After Saddam was dropped through the trapdoor, a voice is heard shouting, "Don't rush, come back!" That suggests people were moving toward the body. However, the leader of Saddam's clan has said the body showed no signs of mistreatment after it was returned to Saddam's hometown Sunday.
It was unclear how many guards attended the execution. On the official video, seven people were on the gallows platform with Saddam. They included five guards in masks, a man without a mask whose face was blurred over, and a photographer.
Sadiq al-Rikabi, an adviser to the prime minister, told the U.S.-financed Al-Hurra television that he does not know who leaked the video and that such an act "is wrong and should be investigated, and I agree that cellular telephones were taken from witnesses before they boarded the helicopter" that headed to the execution site.
"I am full of hope that the results of the investigation will be announced, and the person who did this act should pay a price," al-Rikabi said.

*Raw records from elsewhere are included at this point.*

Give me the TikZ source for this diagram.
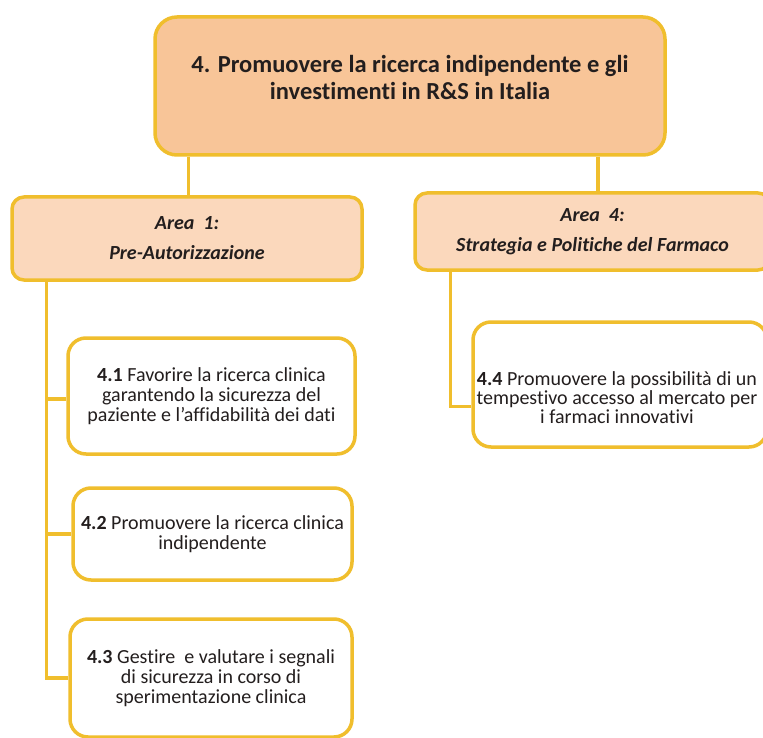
\documentclass[tikz,border=0pt]{standalone}
\usepackage{fontspec}
\setmainfont{Carlito}[Ligatures={NoCommon}]
\definecolor{gold}{RGB}{240,190,45}
\definecolor{topfill}{RGB}{248,197,152}
\definecolor{areafill}{RGB}{251,216,188}
\definecolor{txt}{RGB}{35,30,30}
\tikzset{
  box/.style={draw=gold, line width=3.5pt, rounded corners=18pt, inner sep=0pt, text=txt, align=center},
  topbox/.style={box, fill=topfill, rounded corners=22pt},
  areabox/.style={box, fill=areafill, rounded corners=12pt, font=\fontsize{20}{30}\selectfont\bfseries\itshape},
  itembox/.style={box, fill=white, font=\fontsize{20}{20}\selectfont},
  link/.style={draw=gold, line width=3.5pt}
}
\begin{document}
\begin{tikzpicture}[x=1pt,y=-1pt]
\useasboundingbox (0,0) rectangle (763,738);
\clip (0,0) rectangle (763,738);
\fill[white] (0,0) rectangle (763,738);

\node[topbox, minimum width=510pt, minimum height=138pt] (top) at (410,86) {};
\node[text=txt, align=center, font=\fontsize{24.5}{27}\selectfont\bfseries] (toptext) at (410,77)
  {4. Promuovere la ricerca indipendente e gli\\investimenti in R\&S in Italia};

\node[areabox, minimum width=350pt, minimum height=83pt] (area1) at (187,238.5)
  {Area~~1:\\Pre-Autorizzazione};
\node[areabox, minimum width=355pt, minimum height=77pt] (area4) at (592.5,231.5)
  {Area~~4:\\Strategia e Politiche del Farmaco};

\node[itembox, minimum width=287pt, minimum height=116pt] (b41) at (211.5,396)
  {\textbf{4.1} Favorire la ricerca clinica\\garantendo la sicurezza del\\paziente e l'affidabilità dei dati};
\node[itembox, minimum width=279pt, minimum height=92pt] (b42) at (212.5,534)
  {\textbf{4.2} Promuovere la ricerca clinica\\indipendente};
\node[itembox, minimum width=282pt, minimum height=118pt] (b43) at (211,678)
  {\textbf{4.3} Gestire~ e valutare i segnali\\di sicurezza in corso di\\sperimentazione clinica};
\node[itembox, minimum width=294pt, minimum height=125pt] (b44) at (620,384.5) {};
\node[text=txt, align=center, inner sep=0pt, font=\fontsize{20}{19}\selectfont] (t44) at (617,398)
  {\textbf{4.4} Promuovere la possibilità di un\\tempestivo accesso al mercato per\\i farmaci innovativi};

% connectors
\draw[link] ([xshift=35pt]top.south west) -- ([xshift=35pt]top.south west |- area1.north);
\draw[link] ([xshift=-69pt]top.south east) -- ([xshift=-69pt]top.south east |- area4.north);
\draw[link] ([xshift=36pt]area1.south west) |- ([yshift=-3pt]b41.west);
\draw[link] ([xshift=36pt]area1.south west) |- (b42.west);
\draw[link] ([xshift=36pt]area1.south west) |- (b43.west);
\draw[link] ([xshift=37pt]area4.south west) |- ([yshift=-22pt]b44.west);
\end{tikzpicture}
\end{document}
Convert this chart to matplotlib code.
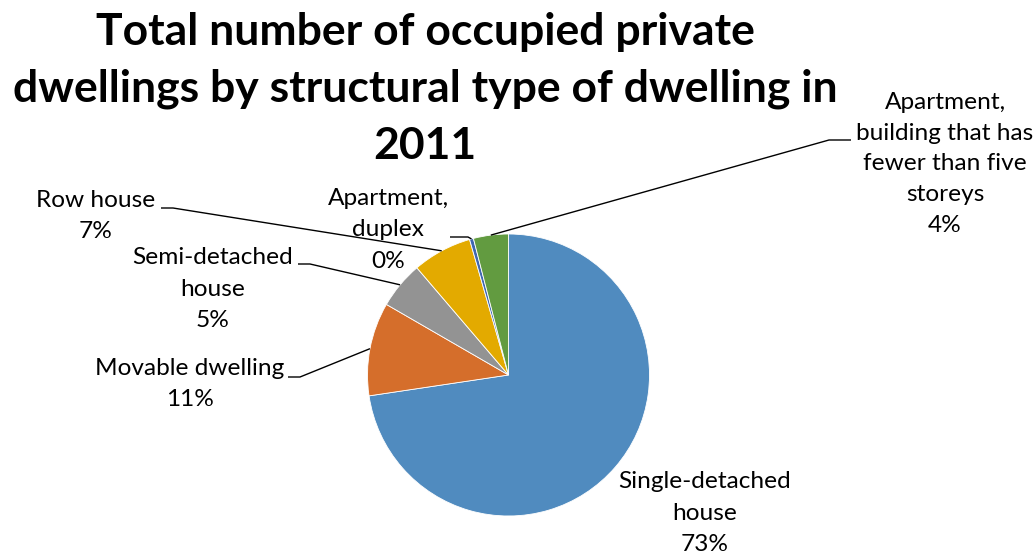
import matplotlib
matplotlib.use("Agg")
import matplotlib.pyplot as plt
import numpy as np

plt.rcParams['font.family'] = ['Lato', 'DejaVu Sans']

categories = ["Single-detached\nhouse", "Movable dwelling", "Semi-detached\nhouse",
              "Row house", "Apartment,\nduplex",
              "Apartment,\nbuilding that has\nfewer than five\nstoreys"]
values = [72.6, 10.7, 5.4, 6.8, 0.45, 4.0]
pct_labels = ["73%", "11%", "5%", "7%", "0%", "4%"]
colors = ["#508BBF", "#D56E2B", "#939393", "#E3AA00", "#3F67B0", "#629B40"]

title = "Total number of occupied private\ndwellings by structural type of dwelling in\n2011"

W, H = 1036, 554
fig = plt.figure(figsize=(W / 100, H / 100), dpi=100)
ax = fig.add_axes([0, 0, 1, 1])

cx, cy, R = 508.5, H - 375, 141
wedges, _ = ax.pie(values, colors=colors, startangle=90, counterclock=False,
                   center=(cx, cy), radius=R, frame=True,
                   wedgeprops=dict(linewidth=0.6, edgecolor='white'))
ax.set_xlim(0, W)
ax.set_ylim(0, H)
ax.set_aspect('equal')
ax.axis('off')

ax.text(425, H - 89, title, ha='center', va='center', fontsize=32,
        fontweight='bold', linespacing=1.5, color='black')

# label layout: (text centre x, text centre y in pixels from top, leader elbow)
layout = [
    (705, 513, None),
    (190, 384, (288, 300, 377)),
    (213, 289, (298, 310, 264)),
    (96, 216, (161, 173, 208)),
    (388, 230, (450, 468, 237)),
    (945, 164, (851, 829, 140)),
]

for w, cat, pct, (tx, ty, leader) in zip(wedges, categories, pct_labels, layout):
    ls = 1.58 if cat.count("\n") >= 3 else 1.6
    ax.text(tx, H - ty, cat + "\n" + pct, ha='center', va='center', fontsize=17.6,
            linespacing=ls, color='black')
    if leader is not None:
        mid = np.deg2rad((w.theta1 + w.theta2) / 2)
        px, py = cx + R * np.cos(mid), cy + R * np.sin(mid)
        x0, x1, ly = leader
        ax.plot([x0, x1, px], [H - ly, H - ly, py], color='black', lw=1.0,
                solid_capstyle='butt')

fig.savefig("out.png", dpi=100)
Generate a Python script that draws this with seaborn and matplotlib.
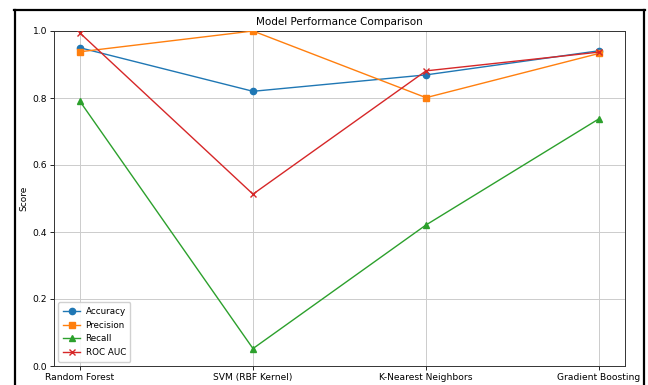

Still, the results of some Iraqi government probes in the past have not been released.
The Vatican's official newspaper on Tuesday decried media images of the hanging as a "spectacle" violating human rights and harming efforts to promote reconciliation in Iraq.
Within the country, Saddam's execution and the way it was conducted have provoked anger among Sunni Muslims, who have taken to the streets in mainly peaceful demonstrations across the country.
On Monday, a crowd of Sunni mourners in Samarra marched to a bomb-damaged Shiite shrine and were allowed by guards and police to enter the holy place carrying a mock coffin and photos of the former dictator.
The protest took place at the Golden Dome, a Shiite shrine bombed by Sunni extremists 10 months ago. That attack triggered the current cycle of retaliatory attacks between Sunnis and Shiites.
On Tuesday, police in Baghdad said they had found 45 bodies scattered around the city. Many had been blindfolded, handcuffed and shot, apparent victims of sectarian violence.